Focus on Google, Facebook, Baidu, Twitter, and Yelp
Alphabet’s (GOOGL) Google, Facebook (FB), Baidu (BIDU), Twitter (TWTR), and Yelp (YELP) are primarily funded by online advertising budgets. According to market intelligence firm eMarketer, global online advertising revenues will grow to $335 billion by 2020 from $194.6 billion in 2016.
The growth of the online advertising industry is fueled by factors such as marketers’ attempt to connect with Millennials who are spending much of their time on the Internet. Cheap smartphones, improving Internet availability in emerging markets, and trends such as online shopping are other factors contributing to the rapid growth of the online advertising industry.
Alphabet extracts 86.9% of revenue from advertising sales
Among the top Internet companies that look to online advertising as their primary source of revenue, Google topped the chart in 2Q17. The company generated advertising revenue of $22.7 billion in the quarter, up from $19.1 billion a year earlier. Advertising sales accounted for 86.9% of Alphabet’s overall revenue in the quarter.

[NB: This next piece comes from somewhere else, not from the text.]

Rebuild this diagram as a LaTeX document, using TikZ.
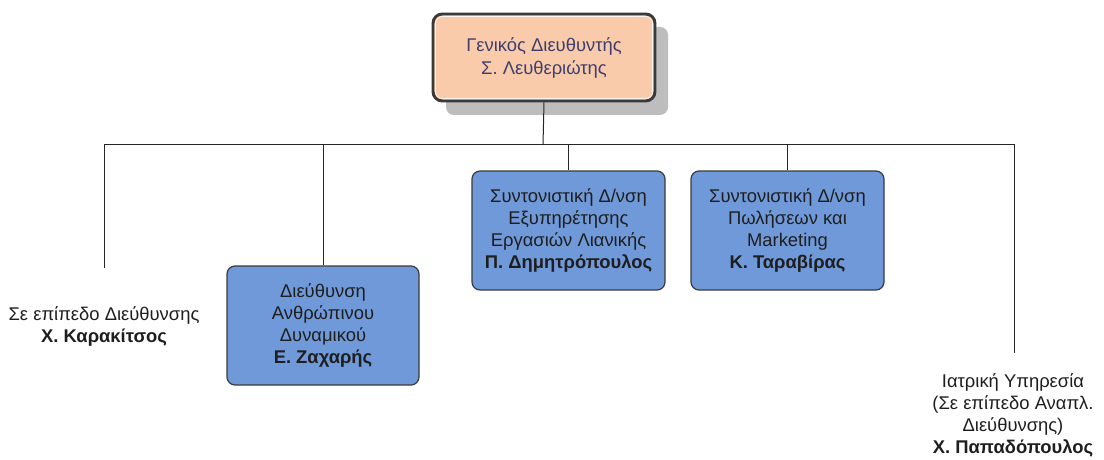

Facebook generated $9.2 billion in advertising sales in 2Q17, representing 99% of its overall revenue in the quarter. Baidu, China’s leading Internet search engine company, reported online marketing revenue, its equivalent of advertising sales, of $2.6 billion in 2Q17. Its overall revenue in the quarter was $3.1 billion.
Twitter’s advertising sales were $489 million in 2Q17, accounting for more than 85% of the company’s total revenue, while Yelp reported advertising sales of $186.6 million.
Other online advertising companies
Amazon, eBay, Alibaba, Groupon, and Zynga also earn a portion of their revenues from online advertising.